[Task brief]
Locate and copy all lines bearing the word "that".

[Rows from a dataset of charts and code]
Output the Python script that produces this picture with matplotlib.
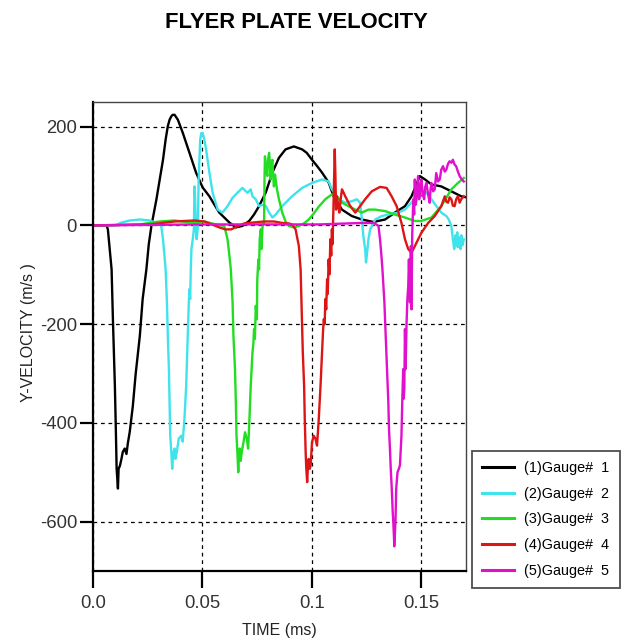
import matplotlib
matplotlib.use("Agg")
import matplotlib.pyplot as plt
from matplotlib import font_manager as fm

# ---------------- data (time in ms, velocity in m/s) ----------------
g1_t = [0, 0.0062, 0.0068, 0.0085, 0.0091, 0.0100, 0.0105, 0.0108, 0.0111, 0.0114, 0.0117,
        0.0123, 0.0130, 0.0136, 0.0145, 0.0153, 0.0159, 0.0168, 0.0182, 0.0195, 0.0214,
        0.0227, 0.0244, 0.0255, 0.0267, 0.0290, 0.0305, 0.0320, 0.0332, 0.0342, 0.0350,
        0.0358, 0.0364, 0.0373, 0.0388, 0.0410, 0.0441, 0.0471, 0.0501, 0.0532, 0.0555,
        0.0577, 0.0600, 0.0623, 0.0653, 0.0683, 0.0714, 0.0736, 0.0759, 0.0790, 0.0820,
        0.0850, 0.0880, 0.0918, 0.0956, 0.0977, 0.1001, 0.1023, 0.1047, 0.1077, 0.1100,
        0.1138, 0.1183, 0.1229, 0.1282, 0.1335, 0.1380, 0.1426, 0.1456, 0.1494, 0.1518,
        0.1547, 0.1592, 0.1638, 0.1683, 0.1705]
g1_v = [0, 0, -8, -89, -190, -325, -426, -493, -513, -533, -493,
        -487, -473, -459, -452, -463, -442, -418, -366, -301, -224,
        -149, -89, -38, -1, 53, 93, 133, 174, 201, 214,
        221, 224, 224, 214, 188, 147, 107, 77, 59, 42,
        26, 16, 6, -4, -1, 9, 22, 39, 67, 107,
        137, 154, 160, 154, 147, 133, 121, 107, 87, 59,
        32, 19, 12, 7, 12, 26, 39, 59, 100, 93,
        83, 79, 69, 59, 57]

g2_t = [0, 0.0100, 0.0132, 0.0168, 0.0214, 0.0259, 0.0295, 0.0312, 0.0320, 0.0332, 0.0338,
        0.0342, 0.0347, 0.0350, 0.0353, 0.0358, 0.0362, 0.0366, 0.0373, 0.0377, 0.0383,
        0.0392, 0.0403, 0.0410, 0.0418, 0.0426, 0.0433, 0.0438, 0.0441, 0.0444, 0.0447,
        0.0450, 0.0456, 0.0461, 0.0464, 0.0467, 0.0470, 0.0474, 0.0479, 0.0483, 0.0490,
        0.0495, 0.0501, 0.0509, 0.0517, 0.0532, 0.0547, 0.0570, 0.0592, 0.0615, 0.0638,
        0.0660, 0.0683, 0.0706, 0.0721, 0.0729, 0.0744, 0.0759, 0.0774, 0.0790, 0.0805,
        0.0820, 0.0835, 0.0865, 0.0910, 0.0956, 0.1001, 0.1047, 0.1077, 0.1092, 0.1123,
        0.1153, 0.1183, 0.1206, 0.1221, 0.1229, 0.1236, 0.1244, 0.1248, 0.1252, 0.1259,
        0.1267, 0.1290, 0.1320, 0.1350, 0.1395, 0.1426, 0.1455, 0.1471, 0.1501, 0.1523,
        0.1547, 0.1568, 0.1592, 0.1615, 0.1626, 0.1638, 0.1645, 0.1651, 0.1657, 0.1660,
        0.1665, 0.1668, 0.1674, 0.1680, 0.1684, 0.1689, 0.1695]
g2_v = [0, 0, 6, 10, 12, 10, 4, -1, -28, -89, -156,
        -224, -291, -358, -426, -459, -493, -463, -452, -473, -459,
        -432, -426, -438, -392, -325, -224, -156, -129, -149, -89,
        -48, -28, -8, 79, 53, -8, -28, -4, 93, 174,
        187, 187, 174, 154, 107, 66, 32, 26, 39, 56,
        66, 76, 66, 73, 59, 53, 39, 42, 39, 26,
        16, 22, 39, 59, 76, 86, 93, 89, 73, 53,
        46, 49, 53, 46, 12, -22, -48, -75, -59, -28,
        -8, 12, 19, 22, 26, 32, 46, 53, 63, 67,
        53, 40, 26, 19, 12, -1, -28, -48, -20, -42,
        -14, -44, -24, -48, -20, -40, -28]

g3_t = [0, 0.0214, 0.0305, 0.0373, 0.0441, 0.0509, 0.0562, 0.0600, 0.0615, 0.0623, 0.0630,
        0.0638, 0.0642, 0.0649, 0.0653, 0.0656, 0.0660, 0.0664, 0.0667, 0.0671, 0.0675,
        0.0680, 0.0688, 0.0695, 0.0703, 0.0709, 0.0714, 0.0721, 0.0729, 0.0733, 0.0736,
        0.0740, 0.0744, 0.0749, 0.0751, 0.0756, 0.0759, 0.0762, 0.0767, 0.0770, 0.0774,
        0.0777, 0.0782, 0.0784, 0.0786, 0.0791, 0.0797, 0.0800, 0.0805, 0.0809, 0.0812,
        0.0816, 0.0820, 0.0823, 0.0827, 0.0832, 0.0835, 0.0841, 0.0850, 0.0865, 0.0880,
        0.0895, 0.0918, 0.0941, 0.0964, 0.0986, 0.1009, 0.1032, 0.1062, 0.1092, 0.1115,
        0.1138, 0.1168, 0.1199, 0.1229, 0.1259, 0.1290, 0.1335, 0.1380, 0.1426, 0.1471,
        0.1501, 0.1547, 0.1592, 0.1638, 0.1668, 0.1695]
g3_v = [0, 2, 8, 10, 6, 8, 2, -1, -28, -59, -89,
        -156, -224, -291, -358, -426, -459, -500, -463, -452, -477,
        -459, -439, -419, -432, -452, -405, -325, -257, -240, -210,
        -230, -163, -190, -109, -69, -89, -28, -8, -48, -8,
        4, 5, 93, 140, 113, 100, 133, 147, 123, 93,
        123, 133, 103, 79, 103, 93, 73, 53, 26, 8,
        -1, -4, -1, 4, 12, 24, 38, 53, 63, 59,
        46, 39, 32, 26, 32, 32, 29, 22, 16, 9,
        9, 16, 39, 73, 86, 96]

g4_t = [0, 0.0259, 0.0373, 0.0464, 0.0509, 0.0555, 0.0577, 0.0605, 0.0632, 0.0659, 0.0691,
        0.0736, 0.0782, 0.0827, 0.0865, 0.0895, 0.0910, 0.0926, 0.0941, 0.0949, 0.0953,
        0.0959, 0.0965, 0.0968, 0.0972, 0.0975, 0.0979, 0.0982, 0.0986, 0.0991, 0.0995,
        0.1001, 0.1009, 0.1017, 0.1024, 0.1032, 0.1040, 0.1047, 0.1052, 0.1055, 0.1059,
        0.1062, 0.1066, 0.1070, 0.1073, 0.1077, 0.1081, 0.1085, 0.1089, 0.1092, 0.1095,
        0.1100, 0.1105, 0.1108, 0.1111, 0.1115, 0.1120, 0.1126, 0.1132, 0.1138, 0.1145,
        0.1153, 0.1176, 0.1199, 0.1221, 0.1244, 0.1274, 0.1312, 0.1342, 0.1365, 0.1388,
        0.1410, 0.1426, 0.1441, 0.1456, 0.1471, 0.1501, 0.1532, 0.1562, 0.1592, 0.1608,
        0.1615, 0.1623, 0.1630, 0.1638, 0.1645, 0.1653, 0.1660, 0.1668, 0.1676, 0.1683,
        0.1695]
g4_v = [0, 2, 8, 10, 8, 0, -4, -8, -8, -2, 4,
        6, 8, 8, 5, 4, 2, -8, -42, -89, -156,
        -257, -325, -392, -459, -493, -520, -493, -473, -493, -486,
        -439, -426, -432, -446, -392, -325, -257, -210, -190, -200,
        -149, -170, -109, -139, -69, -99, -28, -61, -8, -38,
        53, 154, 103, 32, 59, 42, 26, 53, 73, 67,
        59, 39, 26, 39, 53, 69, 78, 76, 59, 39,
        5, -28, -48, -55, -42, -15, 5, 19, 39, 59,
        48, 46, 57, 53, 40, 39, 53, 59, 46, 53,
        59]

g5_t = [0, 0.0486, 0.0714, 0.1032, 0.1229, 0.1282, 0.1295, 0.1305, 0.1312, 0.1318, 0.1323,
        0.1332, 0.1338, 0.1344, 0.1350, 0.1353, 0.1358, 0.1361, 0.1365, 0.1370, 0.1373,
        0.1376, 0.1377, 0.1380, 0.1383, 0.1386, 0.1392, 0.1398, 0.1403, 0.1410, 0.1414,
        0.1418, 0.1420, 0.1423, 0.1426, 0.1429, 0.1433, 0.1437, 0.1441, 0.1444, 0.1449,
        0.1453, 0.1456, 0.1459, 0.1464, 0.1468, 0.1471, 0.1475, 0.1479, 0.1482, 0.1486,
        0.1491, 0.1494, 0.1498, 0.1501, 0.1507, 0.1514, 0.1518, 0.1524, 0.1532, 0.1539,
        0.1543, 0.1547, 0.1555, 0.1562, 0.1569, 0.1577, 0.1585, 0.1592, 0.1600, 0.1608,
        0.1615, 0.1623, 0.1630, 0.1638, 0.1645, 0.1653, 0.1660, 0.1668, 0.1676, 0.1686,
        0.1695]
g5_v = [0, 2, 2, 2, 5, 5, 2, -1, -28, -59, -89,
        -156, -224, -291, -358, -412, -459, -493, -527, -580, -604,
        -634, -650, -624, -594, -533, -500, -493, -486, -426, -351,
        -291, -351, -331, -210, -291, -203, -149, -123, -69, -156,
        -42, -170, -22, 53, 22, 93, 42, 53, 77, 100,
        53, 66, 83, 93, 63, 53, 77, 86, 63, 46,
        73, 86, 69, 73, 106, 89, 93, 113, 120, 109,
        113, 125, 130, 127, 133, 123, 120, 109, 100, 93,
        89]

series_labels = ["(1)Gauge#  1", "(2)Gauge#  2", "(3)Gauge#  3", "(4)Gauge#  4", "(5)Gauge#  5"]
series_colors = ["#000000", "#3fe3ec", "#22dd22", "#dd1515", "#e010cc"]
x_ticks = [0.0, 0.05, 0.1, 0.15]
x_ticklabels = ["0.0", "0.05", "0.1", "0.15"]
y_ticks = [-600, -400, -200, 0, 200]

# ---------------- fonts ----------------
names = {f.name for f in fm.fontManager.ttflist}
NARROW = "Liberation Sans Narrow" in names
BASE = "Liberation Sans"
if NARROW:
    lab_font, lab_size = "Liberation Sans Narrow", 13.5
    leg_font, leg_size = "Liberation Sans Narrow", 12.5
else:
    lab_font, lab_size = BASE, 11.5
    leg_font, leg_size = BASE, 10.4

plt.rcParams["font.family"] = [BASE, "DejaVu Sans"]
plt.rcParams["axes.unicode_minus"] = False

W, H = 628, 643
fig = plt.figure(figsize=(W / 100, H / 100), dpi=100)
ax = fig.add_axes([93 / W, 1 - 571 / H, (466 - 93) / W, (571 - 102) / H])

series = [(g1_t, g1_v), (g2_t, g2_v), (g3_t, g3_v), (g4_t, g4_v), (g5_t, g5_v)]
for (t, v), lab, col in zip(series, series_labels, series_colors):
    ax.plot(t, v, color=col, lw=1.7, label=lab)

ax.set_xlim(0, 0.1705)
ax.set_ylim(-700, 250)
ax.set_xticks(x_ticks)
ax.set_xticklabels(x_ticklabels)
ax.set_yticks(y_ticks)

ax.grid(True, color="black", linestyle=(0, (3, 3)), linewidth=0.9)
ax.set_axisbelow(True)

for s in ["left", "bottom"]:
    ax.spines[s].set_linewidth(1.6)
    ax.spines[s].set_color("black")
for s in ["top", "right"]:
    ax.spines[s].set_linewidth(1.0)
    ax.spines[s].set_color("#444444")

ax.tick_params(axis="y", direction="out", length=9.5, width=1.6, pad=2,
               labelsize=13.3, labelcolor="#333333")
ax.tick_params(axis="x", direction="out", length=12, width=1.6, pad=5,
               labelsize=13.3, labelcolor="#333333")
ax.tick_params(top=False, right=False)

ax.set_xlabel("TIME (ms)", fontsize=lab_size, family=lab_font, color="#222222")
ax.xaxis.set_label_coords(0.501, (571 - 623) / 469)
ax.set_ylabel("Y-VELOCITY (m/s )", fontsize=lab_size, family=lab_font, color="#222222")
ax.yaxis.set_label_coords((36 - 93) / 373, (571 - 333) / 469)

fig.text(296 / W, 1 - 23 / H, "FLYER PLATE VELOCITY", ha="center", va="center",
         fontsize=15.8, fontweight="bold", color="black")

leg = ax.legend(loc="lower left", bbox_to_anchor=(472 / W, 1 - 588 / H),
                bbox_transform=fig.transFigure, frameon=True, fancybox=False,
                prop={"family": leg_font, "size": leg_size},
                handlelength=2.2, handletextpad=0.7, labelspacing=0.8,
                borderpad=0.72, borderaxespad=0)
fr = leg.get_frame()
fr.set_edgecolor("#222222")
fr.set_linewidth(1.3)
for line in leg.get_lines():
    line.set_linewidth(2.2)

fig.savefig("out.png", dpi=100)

==

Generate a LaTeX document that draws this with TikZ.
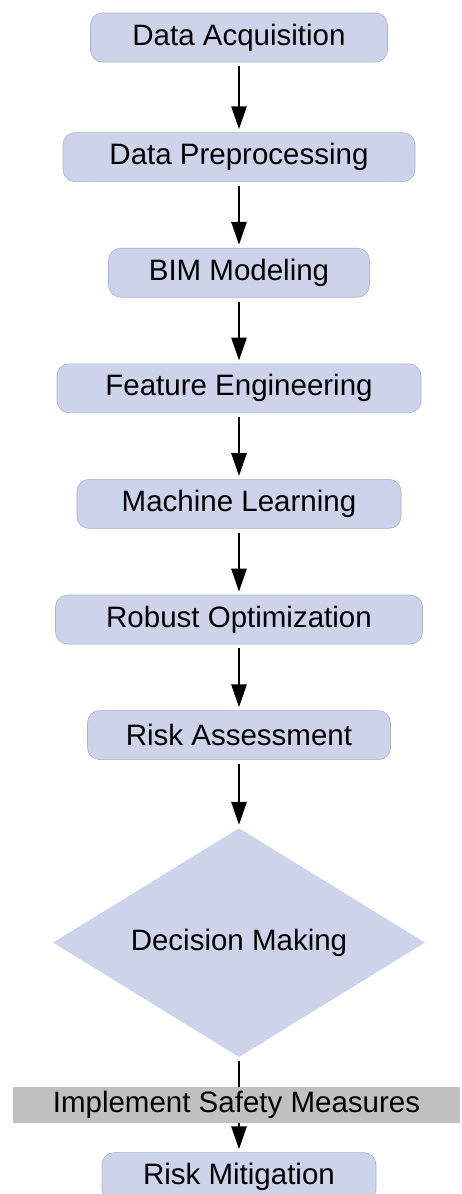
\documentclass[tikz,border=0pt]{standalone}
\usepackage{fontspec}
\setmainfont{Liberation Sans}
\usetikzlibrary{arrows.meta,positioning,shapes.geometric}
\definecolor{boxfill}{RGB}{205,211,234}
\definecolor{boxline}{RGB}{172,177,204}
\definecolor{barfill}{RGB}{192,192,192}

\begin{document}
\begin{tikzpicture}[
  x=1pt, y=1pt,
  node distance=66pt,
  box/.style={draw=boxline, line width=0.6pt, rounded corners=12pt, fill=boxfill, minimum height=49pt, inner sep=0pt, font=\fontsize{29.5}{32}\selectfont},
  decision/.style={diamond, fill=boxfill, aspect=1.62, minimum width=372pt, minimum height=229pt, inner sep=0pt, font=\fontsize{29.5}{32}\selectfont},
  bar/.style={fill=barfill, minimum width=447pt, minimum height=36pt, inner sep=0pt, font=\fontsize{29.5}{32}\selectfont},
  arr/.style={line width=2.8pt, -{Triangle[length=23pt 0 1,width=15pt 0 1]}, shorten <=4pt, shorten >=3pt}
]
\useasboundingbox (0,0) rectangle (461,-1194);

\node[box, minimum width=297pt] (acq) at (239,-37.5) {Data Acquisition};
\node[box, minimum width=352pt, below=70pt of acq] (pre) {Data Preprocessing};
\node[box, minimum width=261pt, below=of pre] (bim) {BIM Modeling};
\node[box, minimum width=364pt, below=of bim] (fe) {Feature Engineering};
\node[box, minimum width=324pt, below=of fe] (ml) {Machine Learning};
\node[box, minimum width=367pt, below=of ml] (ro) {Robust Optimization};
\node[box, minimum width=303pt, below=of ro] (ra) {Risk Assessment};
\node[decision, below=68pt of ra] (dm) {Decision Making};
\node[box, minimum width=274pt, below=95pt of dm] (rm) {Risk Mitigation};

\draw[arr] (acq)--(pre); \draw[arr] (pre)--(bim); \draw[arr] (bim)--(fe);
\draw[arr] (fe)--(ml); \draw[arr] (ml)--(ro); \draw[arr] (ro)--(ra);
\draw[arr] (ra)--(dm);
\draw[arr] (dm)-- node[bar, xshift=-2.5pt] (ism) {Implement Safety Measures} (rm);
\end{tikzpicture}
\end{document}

--

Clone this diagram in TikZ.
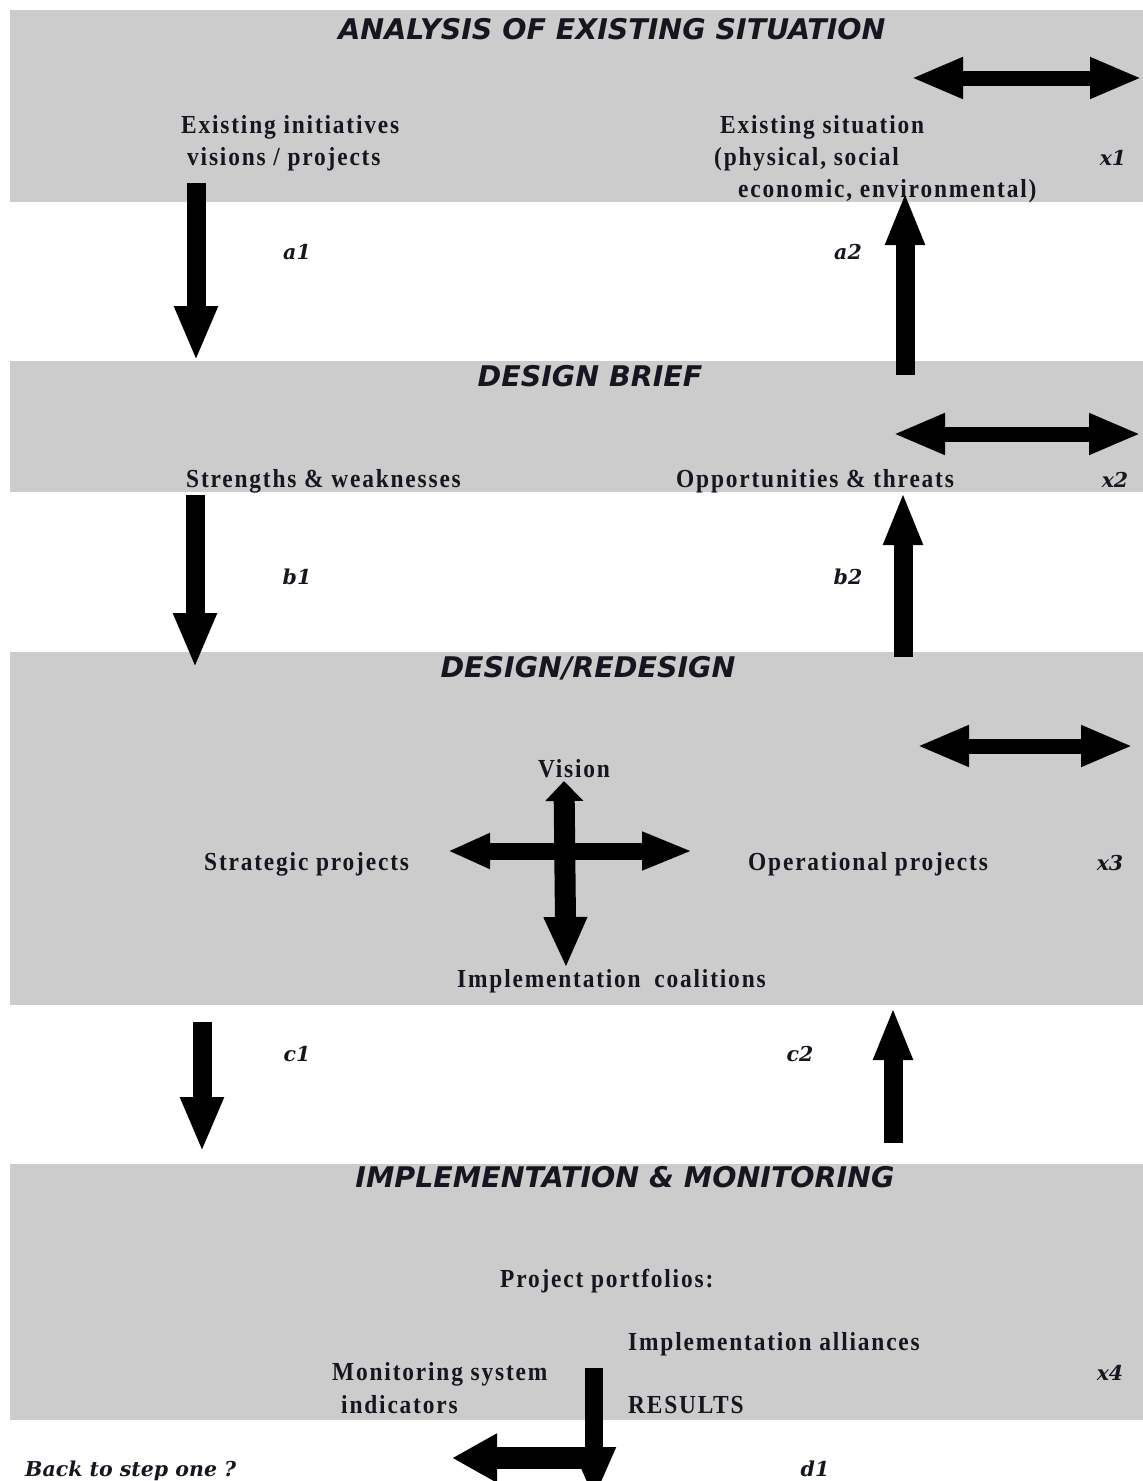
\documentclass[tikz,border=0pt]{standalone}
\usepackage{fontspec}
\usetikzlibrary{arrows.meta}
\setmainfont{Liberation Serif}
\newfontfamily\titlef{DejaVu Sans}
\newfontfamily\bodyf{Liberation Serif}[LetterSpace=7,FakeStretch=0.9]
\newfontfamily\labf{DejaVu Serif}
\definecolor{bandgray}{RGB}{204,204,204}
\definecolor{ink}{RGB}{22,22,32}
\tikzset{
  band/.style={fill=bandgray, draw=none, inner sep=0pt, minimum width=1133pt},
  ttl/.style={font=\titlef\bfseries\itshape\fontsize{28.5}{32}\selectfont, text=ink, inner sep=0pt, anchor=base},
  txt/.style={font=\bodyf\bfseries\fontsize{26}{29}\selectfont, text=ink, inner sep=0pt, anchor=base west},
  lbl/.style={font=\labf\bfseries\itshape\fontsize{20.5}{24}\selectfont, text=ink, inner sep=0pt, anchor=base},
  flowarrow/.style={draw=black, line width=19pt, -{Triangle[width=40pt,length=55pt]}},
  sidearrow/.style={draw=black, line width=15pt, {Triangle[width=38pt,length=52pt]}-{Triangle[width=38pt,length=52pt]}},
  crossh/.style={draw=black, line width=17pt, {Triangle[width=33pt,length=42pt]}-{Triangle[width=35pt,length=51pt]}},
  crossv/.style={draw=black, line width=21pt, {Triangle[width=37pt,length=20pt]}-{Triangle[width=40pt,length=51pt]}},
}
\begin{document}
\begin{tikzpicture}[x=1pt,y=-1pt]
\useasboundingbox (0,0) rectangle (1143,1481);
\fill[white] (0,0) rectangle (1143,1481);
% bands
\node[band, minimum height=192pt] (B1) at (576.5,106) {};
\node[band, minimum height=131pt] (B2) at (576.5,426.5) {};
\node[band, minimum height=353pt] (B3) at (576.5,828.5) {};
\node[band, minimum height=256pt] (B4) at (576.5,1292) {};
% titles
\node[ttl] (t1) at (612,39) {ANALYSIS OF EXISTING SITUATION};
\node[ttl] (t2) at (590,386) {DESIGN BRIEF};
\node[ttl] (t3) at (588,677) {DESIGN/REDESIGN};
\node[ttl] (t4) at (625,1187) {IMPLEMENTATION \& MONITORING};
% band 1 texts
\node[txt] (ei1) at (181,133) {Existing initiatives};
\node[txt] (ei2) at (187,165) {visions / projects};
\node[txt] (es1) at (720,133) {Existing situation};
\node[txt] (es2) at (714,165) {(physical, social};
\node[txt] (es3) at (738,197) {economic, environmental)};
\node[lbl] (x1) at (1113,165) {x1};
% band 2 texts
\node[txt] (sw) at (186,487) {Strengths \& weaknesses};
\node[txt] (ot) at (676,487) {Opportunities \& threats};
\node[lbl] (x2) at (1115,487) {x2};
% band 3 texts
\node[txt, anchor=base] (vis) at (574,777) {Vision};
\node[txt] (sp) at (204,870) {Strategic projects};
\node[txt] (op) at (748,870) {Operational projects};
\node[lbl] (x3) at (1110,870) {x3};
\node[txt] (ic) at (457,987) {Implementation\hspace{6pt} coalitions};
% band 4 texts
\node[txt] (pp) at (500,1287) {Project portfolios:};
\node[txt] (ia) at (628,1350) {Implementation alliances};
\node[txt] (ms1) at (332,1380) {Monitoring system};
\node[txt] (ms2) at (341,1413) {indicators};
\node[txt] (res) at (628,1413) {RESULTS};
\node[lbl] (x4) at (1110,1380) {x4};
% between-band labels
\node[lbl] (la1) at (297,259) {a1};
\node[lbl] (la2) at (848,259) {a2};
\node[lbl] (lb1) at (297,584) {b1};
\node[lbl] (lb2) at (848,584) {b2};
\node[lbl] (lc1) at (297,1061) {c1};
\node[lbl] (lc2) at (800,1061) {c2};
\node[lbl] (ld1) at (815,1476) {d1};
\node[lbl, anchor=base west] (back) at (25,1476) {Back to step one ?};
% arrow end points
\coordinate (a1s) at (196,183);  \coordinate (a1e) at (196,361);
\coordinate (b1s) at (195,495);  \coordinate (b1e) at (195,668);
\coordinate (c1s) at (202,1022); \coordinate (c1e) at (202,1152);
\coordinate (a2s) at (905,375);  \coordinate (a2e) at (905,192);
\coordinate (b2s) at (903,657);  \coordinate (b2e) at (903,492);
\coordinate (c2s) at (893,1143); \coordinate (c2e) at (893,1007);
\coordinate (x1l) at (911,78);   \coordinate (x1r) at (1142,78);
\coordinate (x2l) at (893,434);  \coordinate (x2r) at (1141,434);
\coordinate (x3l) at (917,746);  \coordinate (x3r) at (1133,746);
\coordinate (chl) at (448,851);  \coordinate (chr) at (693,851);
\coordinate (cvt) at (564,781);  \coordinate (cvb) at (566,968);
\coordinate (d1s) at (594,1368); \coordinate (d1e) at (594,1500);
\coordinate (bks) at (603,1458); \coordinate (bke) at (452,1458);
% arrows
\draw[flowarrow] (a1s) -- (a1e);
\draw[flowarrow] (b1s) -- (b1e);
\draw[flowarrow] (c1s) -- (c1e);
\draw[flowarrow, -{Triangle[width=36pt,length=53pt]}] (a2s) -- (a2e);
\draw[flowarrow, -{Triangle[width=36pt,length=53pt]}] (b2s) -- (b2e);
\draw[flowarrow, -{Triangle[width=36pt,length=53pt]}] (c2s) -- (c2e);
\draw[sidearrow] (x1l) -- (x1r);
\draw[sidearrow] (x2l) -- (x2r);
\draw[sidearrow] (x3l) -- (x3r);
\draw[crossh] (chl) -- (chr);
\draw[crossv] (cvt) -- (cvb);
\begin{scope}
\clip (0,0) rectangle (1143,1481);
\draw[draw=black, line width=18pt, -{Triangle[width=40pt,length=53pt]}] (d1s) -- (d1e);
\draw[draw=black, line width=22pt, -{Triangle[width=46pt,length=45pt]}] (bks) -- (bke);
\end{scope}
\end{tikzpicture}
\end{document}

[Response]
Output the Python script that produces this picture with matplotlib.
Generate a LaTeX document that draws this with TikZ.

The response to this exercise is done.